Prediction Enhancement of Machine Learning Using Time Series Modeling in Gas Turbines

Abstract

Abstract Blade-path temperature can serve as a precursor of anomalies in combustion system and/or cooling system. Given observations from blade-path temperature sensors of a power plant, we consider prediction of the temperature for each sensor. The only extraneous predictor is the combustion turbine fuel flow, while measurements of other potential predictors are unavailable. Long-memory behavior and heterogeneous variance are observed from the residuals of the generalized additive model. Autoregressive Fractionally Integrated Moving Average (ARFIMA) and Generalized Autoregressive Conditional Heteroskedasticity (GARCH) models are employed to fit the residual process, which significantly improve the prediction. Rolling one-step-ahead forecast is studied for each of the sixteen univariate blade-path temperature sensors.
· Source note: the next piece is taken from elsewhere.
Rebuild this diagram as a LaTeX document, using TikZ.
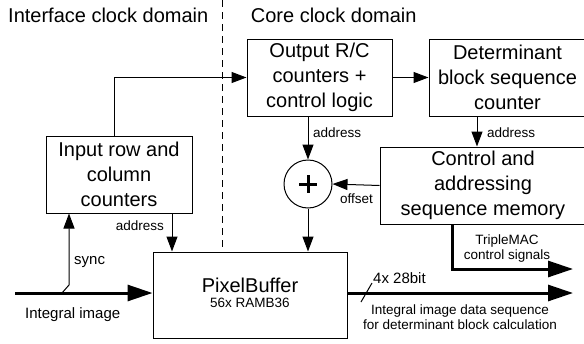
\documentclass[tikz,border=0pt]{standalone}
\usepackage{fontspec}
\setmainfont{Liberation Sans}
\usetikzlibrary{arrows.meta,calc}
\begin{document}
\begin{tikzpicture}[x=1pt,y=-1pt,
  box/.style={draw,line width=1pt,inner sep=0pt,align=center,font=\fontsize{20}{25}\selectfont},
  lbl/.style={inner sep=0pt,font=\fontsize{13.5}{15}\selectfont},
  lblb/.style={inner sep=0pt,font=\fontsize{15}{17}\selectfont},
  arr/.style={line width=1pt,-{Triangle[length=15pt,width=11pt]}},
  thk/.style={line width=3pt,-{Triangle[length=25pt,width=16pt]}},
  title/.style={inner sep=0pt,font=\fontsize{20}{25}\selectfont}]
\useasboundingbox (0,0) rectangle (584,343);
% titles and domain separator
\node[title,anchor=base west] (t1) at (8,22.7) {Interface clock domain};
\node[title,anchor=base west] (t2) at (250.7,22.7) {Core clock domain};
\draw[line width=1pt,dash pattern=on 7pt off 5pt] (222,0) -- (222,248);
% boxes
\node[box,minimum width=146pt,minimum height=77pt] (inp) at (119,174.5) {Input row and\\column\\counters};
\node[box,minimum width=145pt,minimum height=77pt] (out) at (319.5,77.5) {Output R/C\\counters +\\control logic};
\node[box,minimum width=157pt,minimum height=77pt] (det) at (507.5,77.5) {Determinant\\block sequence\\counter};
\node[box,minimum width=206pt,minimum height=77pt] (ctrl) at (483,185.5) {Control and\\addressing\\sequence memory};
\node[box,minimum width=194pt,minimum height=86pt] (pb) at (250,295) {};
\node[title,anchor=base] (pbt) at (250,292.7) {PixelBuffer};
\node[lbl,anchor=base] (pbs) at (250,307.5) {56x RAMB36};
% adder
\node[draw,circle,minimum size=48pt,inner sep=0pt,line width=1pt] (plus) at (308,184) {};
\draw[line width=3pt] ($(plus)+(-9,0)$) -- ($(plus)+(9,0)$);
\draw[line width=3pt] ($(plus)+(0,-9)$) -- ($(plus)+(0,9)$);
% connectors
\draw[arr] ([xshift=-5pt]inp.north) |- (out.west);
\draw[arr] (out.east) -- (det.west);
\draw[arr] (out.south -| plus.north) -- (plus.north);
\draw[arr] ([xshift=-30.5pt]det.south) -- ([xshift=-30.5pt]det.south |- ctrl.north);
\draw[arr] (ctrl.west) -- (plus.east);
\draw[arr] (plus.south) -- (plus.south |- pb.north);
\draw[arr] ([xshift=53pt]inp.south) -- ([xshift=53pt]inp.south |- pb.north);
% integral image input
\coordinate (iin) at (15,293);
\draw[thk] (iin) -- (iin -| pb.west);
\coordinate (sy) at (62,293);
\coordinate (sk) at (69,285);
\draw[arr] (sy) -- (sk) -- (sk |- inp.south);
% outputs
\coordinate (oend) at (573,293);
\draw[thk] (iin -| pb.east) -- (oend);
\draw[line width=1pt] (361,302) -- (372,283);
\coordinate (tend) at (573,269);
\draw[thk] ([xshift=-31pt]ctrl.south) |- (tend);
% labels
\node[lbl,anchor=base west] (l1) at (313,137.5) {address};
\node[lbl,anchor=base west] (l2) at (487,137.5) {address};
\node[lbl,anchor=base east] (l3) at (164,230) {address};
\node[lblb,anchor=base west] (l4) at (74,264) {sync};
\node[lbl,anchor=base west] (l5) at (340,203.3) {offset};
\node[lblb,anchor=base west] (l6) at (25,318) {Integral image};
\node[lblb,anchor=base west] (l7) at (373,283.5) {4x 28bit};
\node[lbl,align=center,anchor=base] (l8) at (507,259.5) {TripleMAC\\control signals};
\node[lbl,align=center,anchor=base] (l9) at (460,329.7) {Integral image data sequence\\for determinant block calculation};
\end{tikzpicture}
\end{document}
Their conditional variances are also estimated. Numerical experiments are performed with manually generated perturbation to evaluate the specificity and sensitivity of the prediction. Abrupt changes in the temperature are considered in the numerical study with various jump sizes. We also consider slowly increasing trend in the blade-path temperature with different slopes. Our prediction is sensitive given reasonable signal-to-noise ratio. It also has a much lower false positive rate than the generalized additive model prediction from the combustion turbine fuel flow. Difference between the real-time forecast and observation can be deployed to test for anomalies.